Instructions to follow:
Look through the material below for "this". Copy every line that contains it.

Listed entries:
—————

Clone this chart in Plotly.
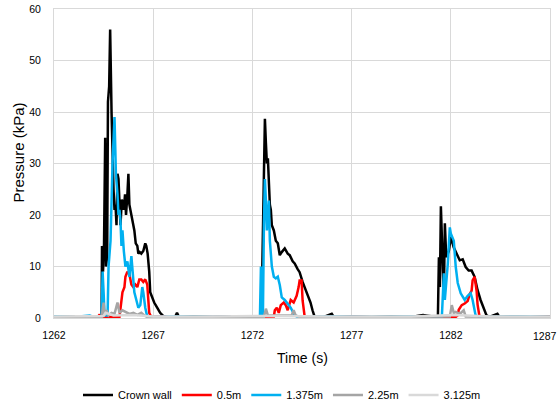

—————

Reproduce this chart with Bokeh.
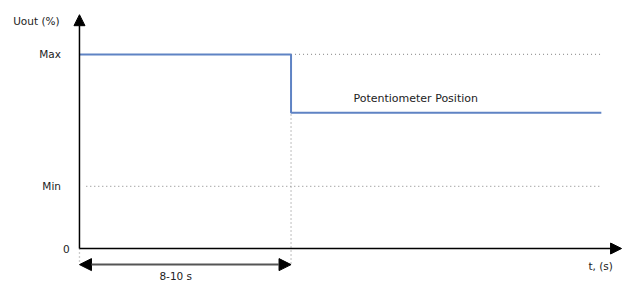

—————

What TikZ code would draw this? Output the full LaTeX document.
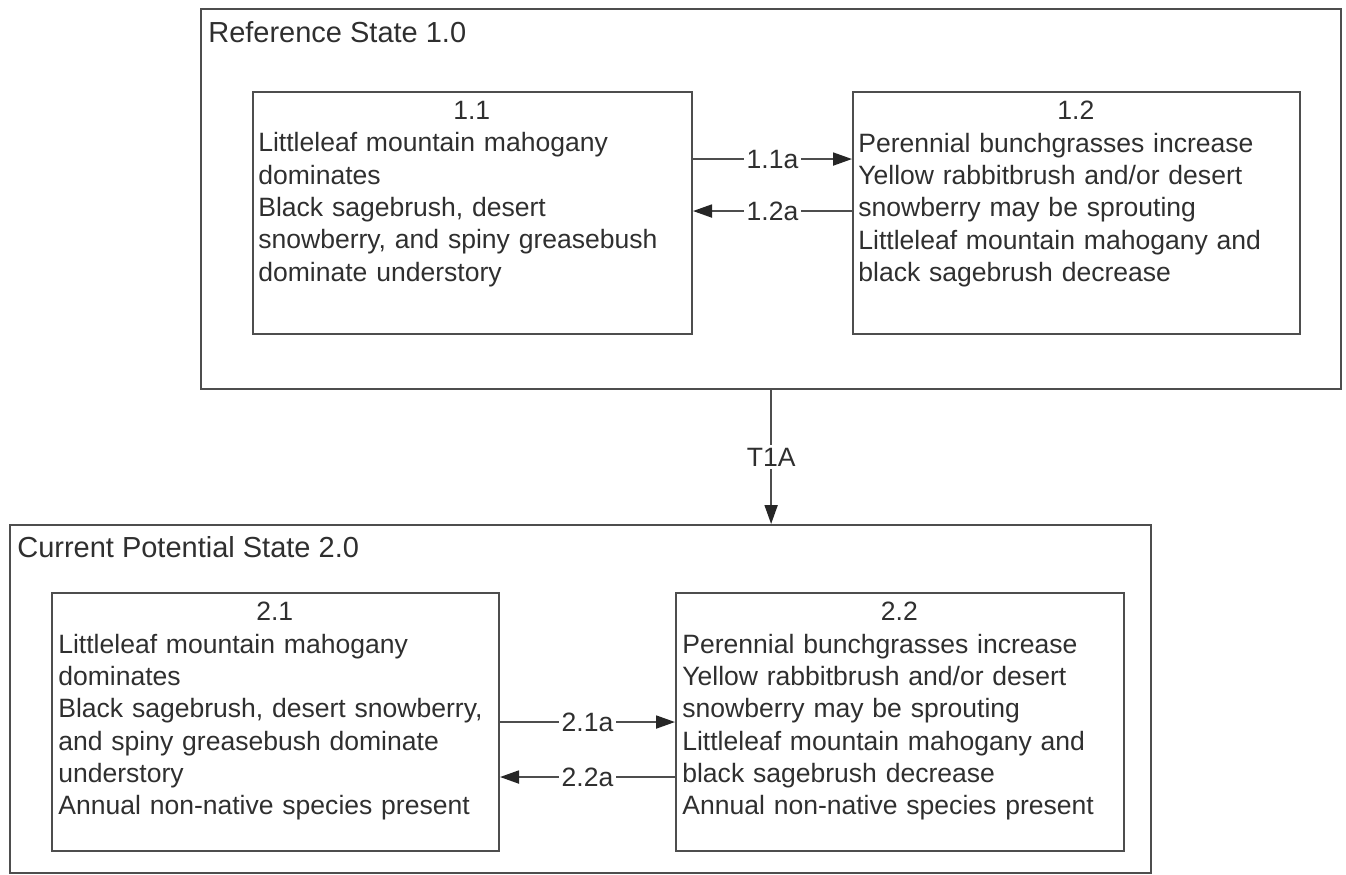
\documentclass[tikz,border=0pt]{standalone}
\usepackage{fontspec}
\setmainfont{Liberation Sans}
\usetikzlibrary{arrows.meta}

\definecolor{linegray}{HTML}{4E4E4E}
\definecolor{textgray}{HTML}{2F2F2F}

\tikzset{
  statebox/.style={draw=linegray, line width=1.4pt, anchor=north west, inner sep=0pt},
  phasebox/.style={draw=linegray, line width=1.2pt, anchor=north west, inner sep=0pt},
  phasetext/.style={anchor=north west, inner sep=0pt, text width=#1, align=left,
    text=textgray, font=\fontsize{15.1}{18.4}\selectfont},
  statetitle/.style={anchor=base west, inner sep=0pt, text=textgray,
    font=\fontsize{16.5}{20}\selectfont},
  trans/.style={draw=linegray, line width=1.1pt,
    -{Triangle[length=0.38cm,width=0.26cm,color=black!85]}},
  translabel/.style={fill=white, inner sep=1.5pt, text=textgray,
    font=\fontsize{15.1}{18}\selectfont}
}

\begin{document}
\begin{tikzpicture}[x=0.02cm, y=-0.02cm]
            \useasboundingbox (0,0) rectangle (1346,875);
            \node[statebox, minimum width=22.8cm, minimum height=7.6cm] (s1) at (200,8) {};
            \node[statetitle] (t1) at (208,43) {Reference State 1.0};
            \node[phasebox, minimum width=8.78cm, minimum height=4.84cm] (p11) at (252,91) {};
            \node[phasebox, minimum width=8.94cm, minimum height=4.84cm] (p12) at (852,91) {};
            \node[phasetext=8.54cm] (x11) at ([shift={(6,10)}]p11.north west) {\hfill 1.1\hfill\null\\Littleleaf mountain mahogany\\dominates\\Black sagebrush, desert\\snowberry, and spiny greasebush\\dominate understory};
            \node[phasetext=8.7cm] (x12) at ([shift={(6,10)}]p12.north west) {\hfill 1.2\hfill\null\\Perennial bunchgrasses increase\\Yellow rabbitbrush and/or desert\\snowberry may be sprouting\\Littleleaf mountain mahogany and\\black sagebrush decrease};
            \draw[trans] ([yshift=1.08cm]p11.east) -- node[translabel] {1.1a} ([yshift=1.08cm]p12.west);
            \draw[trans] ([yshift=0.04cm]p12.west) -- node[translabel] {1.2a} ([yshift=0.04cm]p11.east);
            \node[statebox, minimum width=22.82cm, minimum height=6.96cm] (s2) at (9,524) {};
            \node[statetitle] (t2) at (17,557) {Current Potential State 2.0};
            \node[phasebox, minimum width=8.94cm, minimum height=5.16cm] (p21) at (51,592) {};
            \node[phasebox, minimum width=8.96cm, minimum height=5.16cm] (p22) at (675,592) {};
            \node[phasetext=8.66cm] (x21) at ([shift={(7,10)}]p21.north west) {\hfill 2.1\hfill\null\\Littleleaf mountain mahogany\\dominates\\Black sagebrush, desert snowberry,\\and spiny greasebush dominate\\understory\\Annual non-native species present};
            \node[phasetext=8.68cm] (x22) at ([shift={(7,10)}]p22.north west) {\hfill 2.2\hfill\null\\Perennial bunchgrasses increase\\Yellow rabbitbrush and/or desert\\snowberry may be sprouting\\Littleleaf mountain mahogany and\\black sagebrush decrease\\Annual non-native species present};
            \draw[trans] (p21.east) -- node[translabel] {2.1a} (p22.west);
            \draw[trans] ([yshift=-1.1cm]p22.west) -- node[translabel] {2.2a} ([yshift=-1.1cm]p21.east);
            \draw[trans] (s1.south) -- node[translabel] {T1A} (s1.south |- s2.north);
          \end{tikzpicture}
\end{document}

—————

Expected answer:
Clone this chart in Plotly.
Reproduce this chart with Bokeh.
What TikZ code would draw this? Output the full LaTeX document.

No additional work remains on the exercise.